Tuesday 6 June 2017

Working glass geezers find White Gold

The Inbetweeners meets Essex Man via Life on Mars. There’s a lot to admire visually in White Gold, set in 1983 and created by Inbetweeners writer Damon Beesley: the double-breasted shiny suits, Carol’s frizzed blonde perm, James Buckley’s Eddie Shoestring moustache, the motors, the clunking great videos and camcorders, giant computers with green typefaces and lots of stonewashed denim. Plus a soundtrack that includes Ian Dury, the Fun Boy Three and lots of disco.

Vincent Swan played by Ed Westwick is too brash and predatory to be a likeable rogue and sometimes the show lapses into caricatures, but White Gold has certainly captured the era of Harry Enfield’s Loadsamoney and Simon Heffer’s depiction of Essex Man. Stanford-le-Hope-raised Beesley knows his white stuff, as his dad was indeed in double glazing, selling plastic windows to people who had bought their council homes. Indeed, my school reunion in the 1990s sill had plenty of double-glazing salesmen.

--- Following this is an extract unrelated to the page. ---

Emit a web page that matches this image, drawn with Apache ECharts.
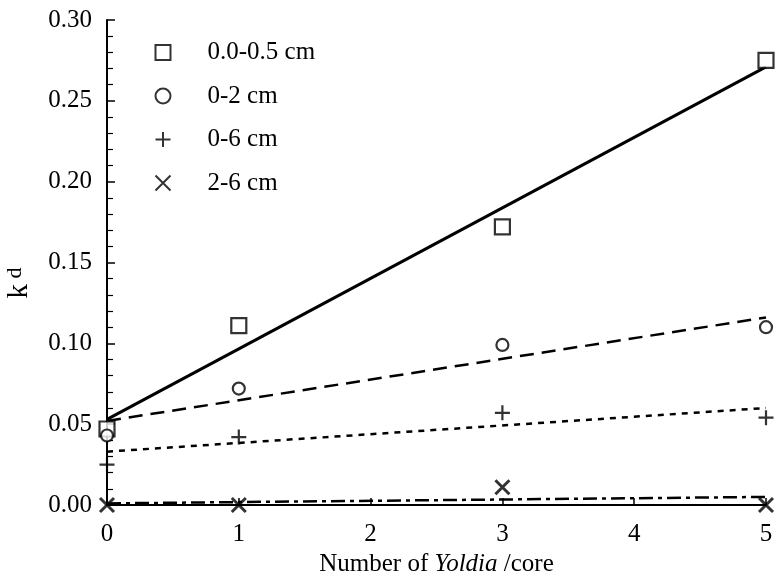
<!DOCTYPE html>
<html>
<head>
<meta charset="utf-8">
<script src="https://cdn.jsdelivr.net/npm/echarts@6/dist/echarts.min.js"></script>
<style>html,body{margin:0;padding:0;background:#fff}#c{width:778px;height:579px}</style>
</head>
<body>
<div id="c"></div>
<script>
// Data
const xValues = [0, 1, 3, 5];
const seriesNames = ['0.0-0.5 cm', '0-2 cm', '0-6 cm', '2-6 cm'];
const sq = [0.047, 0.111, 0.172, 0.275];
const circ = [0.043, 0.072, 0.099, 0.110];
const plus = [0.025, 0.042, 0.057, 0.054];
const cross = [0.000, 0.000, 0.011, 0.000];
// fitted line endpoints (at x = 0 and x = 5)
const fitX = [0, 5];
const fitSq = [0.053, 0.271];
const fitCirc = [0.052, 0.116];
const fitPlus = [0.033, 0.060];
const fitCross = [0.001, 0.005];
const xTicks = [0, 1, 2, 3, 4, 5];

const FONT = '"Liberation Serif", "DejaVu Serif", serif';
const pair = (xs, ys) => xs.map((x, i) => [x, ys[i]]);
const PLUS = 'path://M5,0L5,10M0,5L10,5';
const CROSS = 'path://M0,0L10,10M10,0L0,10';

const markStyle = {color: '#fff', borderColor: '#000', borderWidth: 2.2};
const chart = echarts.init(document.getElementById('c'), null, {renderer: 'canvas'});
chart.setOption({
  animation: false,
  backgroundColor: '#fff',
  textStyle: {fontFamily: FONT, color: '#000'},
  grid: {left: 107, right: 12, top: 20, bottom: 74, containLabel: false, outerBoundsMode: 'none'},
  legend: {
    orient: 'vertical', left: 148, top: 35, itemWidth: 15, itemHeight: 15, itemGap: 18.5,
    data: seriesNames,
    textStyle: {fontFamily: FONT, fontSize: 25, color: '#000', padding: [0, 0, 0, 32]}
  },
  xAxis: {
    type: 'value', min: 0, max: 5, interval: 1,
    axisLine: {show: true, onZero: false, lineStyle: {color: '#000', width: 2}},
    axisTick: {show: true, inside: true, length: 7, lineStyle: {color: '#000', width: 1.5}},
    axisLabel: {fontFamily: FONT, fontSize: 25, color: '#000', margin: 17,
      formatter: v => xTicks.includes(v) ? String(v) : ''},
    splitLine: {show: false},
    name: '{a|Number of }{i|Yoldia}{a| /core}', nameLocation: 'middle', nameGap: 46,
    nameTextStyle: {rich: {
      a: {fontFamily: FONT, fontSize: 25, color: '#000'},
      i: {fontFamily: FONT, fontSize: 25, color: '#000', fontStyle: 'italic'}
    }}
  },
  yAxis: {
    type: 'value', min: 0, max: 0.30, interval: 0.05,
    axisLine: {show: true, lineStyle: {color: '#000', width: 2}},
    axisTick: {show: true, inside: true, length: 8, lineStyle: {color: '#000', width: 1.5}},
    minorTick: {show: true, splitNumber: 5, length: 6, lineStyle: {color: '#000', width: 1.2}},
    axisLabel: {fontFamily: FONT, fontSize: 25, color: '#000', margin: 15,
      formatter: v => v.toFixed(2)},
    splitLine: {show: false}
  },
  graphic: [{
    type: 'text', x: 19, y: 283, rotation: Math.PI / 2,
    style: {
      text: '{k|k}{d| d}', align: 'center', verticalAlign: 'middle',
      rich: {
        k: {fontFamily: FONT, fontSize: 29, fill: '#000'},
        d: {fontFamily: FONT, fontSize: 22, fill: '#000', padding: [0, 0, 8, 0]}
      }
    }
  }],
  series: [
    {name: seriesNames[0], type: 'scatter', data: pair(xValues, sq), symbol: 'rect', symbolSize: 15, itemStyle: markStyle, z: 5},
    {name: seriesNames[1], type: 'scatter', data: pair(xValues, circ), symbol: 'circle', symbolSize: 12, itemStyle: markStyle, z: 5},
    {name: seriesNames[2], type: 'scatter', data: pair(xValues, plus), symbol: PLUS, symbolSize: 15, itemStyle: {color: 'none', borderColor: '#000', borderWidth: 2.2}, z: 5},
    {name: seriesNames[3], type: 'scatter', data: pair(xValues, cross), symbol: CROSS, symbolSize: 14, itemStyle: {color: 'none', borderColor: '#000', borderWidth: 3}, z: 5},
    {type: 'line', data: pair(fitX, fitSq), showSymbol: false, lineStyle: {color: '#000', width: 3, type: 'solid'}, z: 3},
    {type: 'line', data: pair(fitX, fitCirc), showSymbol: false, lineStyle: {color: '#000', width: 2.5, type: [14, 8]}, z: 3},
    {type: 'line', data: pair(fitX, fitPlus), showSymbol: false, lineStyle: {color: '#000', width: 2.5, type: [6, 6]}, z: 3},
    {type: 'line', data: pair(fitX, fitCross), showSymbol: false, lineStyle: {color: '#000', width: 2.5, type: [14, 5, 4, 5]}, z: 3}
  ]
});
</script>
</body>
</html>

There’s always going to be plenty of entertainment from the blokey dialogue between Inbetweeners stars Joe Thomas and James Buckley. It’s also packed with filthy language and filthier sex. For the Essex aficionado we've already seen a trip to Southend with chips on the beach, a school trip from Basildon, a CB radio meet-up at Thorndon Country Park, a dogging session in the Essex woods, a Ramada hotel awards ceremony on the edge of Chelmsford and a Cachet sales room that is probably in Billericay. Minder did eighties rogues better, but it’s still nice to hear words like “dipstick” again in a show about working glass anti-heroes caught up in the Thatcherite dream.

White Gold is airing on BBC Two and the full series is available on iPlayer.